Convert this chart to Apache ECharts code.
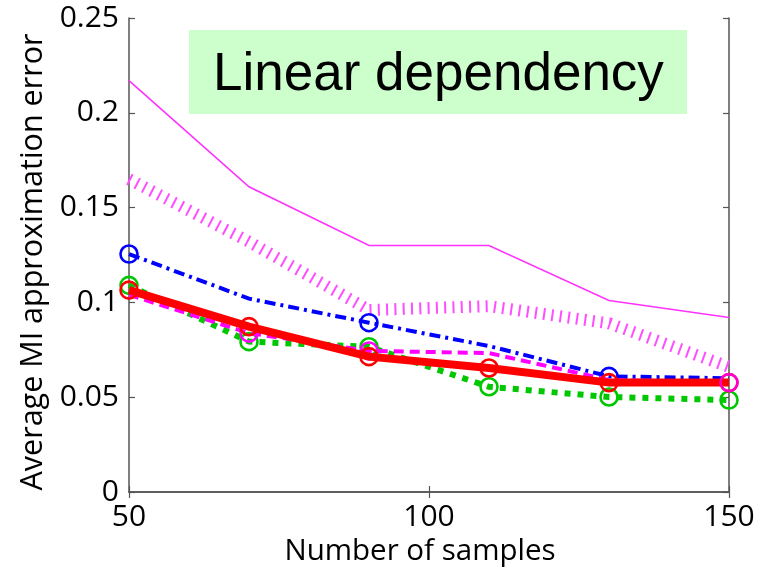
<!DOCTYPE html>
<html>
<head>
<meta charset="utf-8">
<script src="https://cdn.jsdelivr.net/npm/echarts@6/dist/echarts.min.js"></script>
<style>
  html, body { margin: 0; padding: 0; background: #fff; }
  #chart { width: 758px; height: 568px; }
</style>
</head>
<body>
<div id="chart"></div>
<script>
// Sample sizes on the horizontal axis
const samples = [50, 70, 90, 110, 130, 150];

// Average MI approximation error per method
const thinMagenta   = [0.217, 0.161, 0.130, 0.130, 0.101, 0.092];
const hatchMagenta  = [0.165, 0.132, 0.096, 0.098, 0.089, 0.066];
const blueDashDot   = [0.1255, 0.102, 0.0893, 0.077, 0.061, 0.060];
const greenDotted   = [0.109, 0.0793, 0.0766, 0.0555, 0.0501, 0.0485];
const magentaDashed = [0.104, 0.0838, 0.0744, 0.0733, 0.0591, 0.0577];
const redSolid      = [0.1065, 0.0872, 0.0714, 0.0654, 0.0577, 0.0577];

// Which samples carry a circle marker on each curve
const blueMarks = [0, 2, 4];
const greenMarks = [0, 1, 2, 3, 4, 5];
const redMarks = [0, 1, 2, 3, 4, 5];
const magentaMarks = [1, 2];
const magentaEndMarks = [5];

const xTicks = [50, 100, 150];
const yTicks = [0, 0.05, 0.1, 0.15, 0.2, 0.25];

const AXIS_FONT = '"Open Sans", "Noto Sans", sans-serif';

function points(ys, marks) {
  return samples.map((x, i) => ({
    value: [x, ys[i]],
    symbol: marks && marks.includes(i) ? 'circle' : 'none'
  }));
}

function curve(name, ys, marks, color, width, dash, z) {
  return {
    name: name,
    type: 'line',
    data: points(ys, marks),
    symbol: 'circle',
    symbolSize: 17,
    showSymbol: true,
    z: z,
    itemStyle: { color: 'rgba(0,0,0,0)', borderColor: color, borderWidth: 2.6 },
    lineStyle: { color: color, width: width, type: dash, cap: 'butt', join: 'miter' },
    emphasis: { disabled: true },
    silent: true
  };
}

const chart = echarts.init(document.getElementById('chart'), null, { renderer: 'canvas' });

const axisLine = { show: true, lineStyle: { color: '#555', width: 1.5 } };
const innerTicks = { show: true, inside: true, length: 6, lineStyle: { color: '#555', width: 1.2 } };

chart.setOption({
  animation: false,
  backgroundColor: '#fff',
  grid: { left: 129, right: 29, top: 18, bottom: 76, containLabel: false, outerBoundsMode: 'none' },
  xAxis: [
    {
      type: 'value', min: 50, max: 150, interval: 50, position: 'bottom',
      name: 'Number of samples', nameLocation: 'middle', nameGap: 37,
      nameTextStyle: { color: '#000', fontFamily: AXIS_FONT, fontSize: 29.5, padding: [0, 18, 0, 0] },
      axisLine: axisLine, axisTick: innerTicks, splitLine: { show: false },
      axisLabel: {
        margin: 10, color: '#000', fontFamily: AXIS_FONT, fontSize: 30,
        formatter: v => xTicks.includes(v) ? String(v) : ''
      }
    },
    {
      type: 'value', min: 50, max: 150, interval: 50, position: 'top',
      axisLine: axisLine, axisTick: innerTicks, splitLine: { show: false },
      axisLabel: { show: false }
    }
  ],
  yAxis: [
    {
      type: 'value', min: 0, max: 0.25, interval: 0.05, position: 'left',
      name: 'Average MI approximation error', nameLocation: 'middle', nameGap: 78,
      nameTextStyle: { color: '#000', fontFamily: AXIS_FONT, fontSize: 30.5, padding: [0, 14, 0, 0] },
      axisLine: axisLine, axisTick: innerTicks, splitLine: { show: false },
      axisLabel: {
        margin: 10, color: '#000', fontFamily: AXIS_FONT, fontSize: 30,
        formatter: v => {
          const t = yTicks.find(k => Math.abs(k - v) < 1e-9);
          return t === undefined ? '' : String(t);
        }
      }
    },
    {
      type: 'value', min: 0, max: 0.25, interval: 0.05, position: 'right',
      axisLine: axisLine, axisTick: innerTicks, splitLine: { show: false },
      axisLabel: { show: false }
    }
  ],
  graphic: [
    {
      type: 'rect', z: 1, silent: true,
      shape: { x: 189, y: 30, width: 498, height: 84 },
      style: { fill: '#ccffcc' }
    },
    {
      type: 'text', z: 2, silent: true, x: 213, y: 75,
      style: {
        text: 'Linear dependency', fill: '#000',
        font: '53px "Liberation Sans", Arial, sans-serif',
        textAlign: 'left', textVerticalAlign: 'middle'
      }
    }
  ],
  series: [
    curve('hatched', hatchMagenta, null, '#ff4dff', 12, [2, 6.3], 3),
    curve('thin', thinMagenta, null, '#ff33ff', 1.6, 'solid', 4),
    curve('blue', blueDashDot, blueMarks, '#0000ff', 4, [11, 5, 3, 5], 5),
    curve('green', greenDotted, greenMarks, '#00c800', 6, [6, 7], 6),
    curve('magenta', magentaDashed, magentaMarks, '#ff00ff', 4, [10, 6], 7),
    curve('red', redSolid, redMarks, '#ff0000', 8, 'solid', 8),
    {
      name: 'magenta end', type: 'scatter', z: 9, silent: true,
      data: magentaEndMarks.map(i => [samples[i], magentaDashed[i]]),
      symbol: 'circle', symbolSize: 17,
      itemStyle: { color: 'rgba(0,0,0,0)', borderColor: '#ff00ff', borderWidth: 2.6 },
      emphasis: { disabled: true }
    }
  ]
});
</script>
</body>
</html>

☆ ☆ ☆

● **What needs to be done**
Copy all the data exactly as written, but skip any picture.

● **Problem solution**
Convert this chart to Apache ECharts code.
<!DOCTYPE html>
<html>
<head>
<meta charset="utf-8">
<script src="https://cdn.jsdelivr.net/npm/echarts@6/dist/echarts.min.js"></script>
<style>
  html, body { margin: 0; padding: 0; background: #fff; }
  #chart { width: 758px; height: 568px; }
</style>
</head>
<body>
<div id="chart"></div>
<script>
// Sample sizes on the horizontal axis
const samples = [50, 70, 90, 110, 130, 150];

// Average MI approximation error per method
const thinMagenta   = [0.217, 0.161, 0.130, 0.130, 0.101, 0.092];
const hatchMagenta  = [0.165, 0.132, 0.096, 0.098, 0.089, 0.066];
const blueDashDot   = [0.1255, 0.102, 0.0893, 0.077, 0.061, 0.060];
const greenDotted   = [0.109, 0.0793, 0.0766, 0.0555, 0.0501, 0.0485];
const magentaDashed = [0.104, 0.0838, 0.0744, 0.0733, 0.0591, 0.0577];
const redSolid      = [0.1065, 0.0872, 0.0714, 0.0654, 0.0577, 0.0577];

// Which samples carry a circle marker on each curve
const blueMarks = [0, 2, 4];
const greenMarks = [0, 1, 2, 3, 4, 5];
const redMarks = [0, 1, 2, 3, 4, 5];
const magentaMarks = [1, 2];
const magentaEndMarks = [5];

const xTicks = [50, 100, 150];
const yTicks = [0, 0.05, 0.1, 0.15, 0.2, 0.25];

const AXIS_FONT = '"Open Sans", "Noto Sans", sans-serif';

function points(ys, marks) {
  return samples.map((x, i) => ({
    value: [x, ys[i]],
    symbol: marks && marks.includes(i) ? 'circle' : 'none'
  }));
}

function curve(name, ys, marks, color, width, dash, z) {
  return {
    name: name,
    type: 'line',
    data: points(ys, marks),
    symbol: 'circle',
    symbolSize: 17,
    showSymbol: true,
    z: z,
    itemStyle: { color: 'rgba(0,0,0,0)', borderColor: color, borderWidth: 2.6 },
    lineStyle: { color: color, width: width, type: dash, cap: 'butt', join: 'miter' },
    emphasis: { disabled: true },
    silent: true
  };
}

const chart = echarts.init(document.getElementById('chart'), null, { renderer: 'canvas' });

const axisLine = { show: true, lineStyle: { color: '#555', width: 1.5 } };
const innerTicks = { show: true, inside: true, length: 6, lineStyle: { color: '#555', width: 1.2 } };

chart.setOption({
  animation: false,
  backgroundColor: '#fff',
  grid: { left: 129, right: 29, top: 18, bottom: 76, containLabel: false, outerBoundsMode: 'none' },
  xAxis: [
    {
      type: 'value', min: 50, max: 150, interval: 50, position: 'bottom',
      name: 'Number of samples', nameLocation: 'middle', nameGap: 37,
      nameTextStyle: { color: '#000', fontFamily: AXIS_FONT, fontSize: 29.5, padding: [0, 18, 0, 0] },
      axisLine: axisLine, axisTick: innerTicks, splitLine: { show: false },
      axisLabel: {
        margin: 10, color: '#000', fontFamily: AXIS_FONT, fontSize: 30,
        formatter: v => xTicks.includes(v) ? String(v) : ''
      }
    },
    {
      type: 'value', min: 50, max: 150, interval: 50, position: 'top',
      axisLine: axisLine, axisTick: innerTicks, splitLine: { show: false },
      axisLabel: { show: false }
    }
  ],
  yAxis: [
    {
      type: 'value', min: 0, max: 0.25, interval: 0.05, position: 'left',
      name: 'Average MI approximation error', nameLocation: 'middle', nameGap: 78,
      nameTextStyle: { color: '#000', fontFamily: AXIS_FONT, fontSize: 30.5, padding: [0, 14, 0, 0] },
      axisLine: axisLine, axisTick: innerTicks, splitLine: { show: false },
      axisLabel: {
        margin: 10, color: '#000', fontFamily: AXIS_FONT, fontSize: 30,
        formatter: v => {
          const t = yTicks.find(k => Math.abs(k - v) < 1e-9);
          return t === undefined ? '' : String(t);
        }
      }
    },
    {
      type: 'value', min: 0, max: 0.25, interval: 0.05, position: 'right',
      axisLine: axisLine, axisTick: innerTicks, splitLine: { show: false },
      axisLabel: { show: false }
    }
  ],
  graphic: [
    {
      type: 'rect', z: 1, silent: true,
      shape: { x: 189, y: 30, width: 498, height: 84 },
      style: { fill: '#ccffcc' }
    },
    {
      type: 'text', z: 2, silent: true, x: 213, y: 75,
      style: {
        text: 'Linear dependency', fill: '#000',
        font: '53px "Liberation Sans", Arial, sans-serif',
        textAlign: 'left', textVerticalAlign: 'middle'
      }
    }
  ],
  series: [
    curve('hatched', hatchMagenta, null, '#ff4dff', 12, [2, 6.3], 3),
    curve('thin', thinMagenta, null, '#ff33ff', 1.6, 'solid', 4),
    curve('blue', blueDashDot, blueMarks, '#0000ff', 4, [11, 5, 3, 5], 5),
    curve('green', greenDotted, greenMarks, '#00c800', 6, [6, 7], 6),
    curve('magenta', magentaDashed, magentaMarks, '#ff00ff', 4, [10, 6], 7),
    curve('red', redSolid, redMarks, '#ff0000', 8, 'solid', 8),
    {
      name: 'magenta end', type: 'scatter', z: 9, silent: true,
      data: magentaEndMarks.map(i => [samples[i], magentaDashed[i]]),
      symbol: 'circle', symbolSize: 17,
      itemStyle: { color: 'rgba(0,0,0,0)', borderColor: '#ff00ff', borderWidth: 2.6 },
      emphasis: { disabled: true }
    }
  ]
});
</script>
</body>
</html>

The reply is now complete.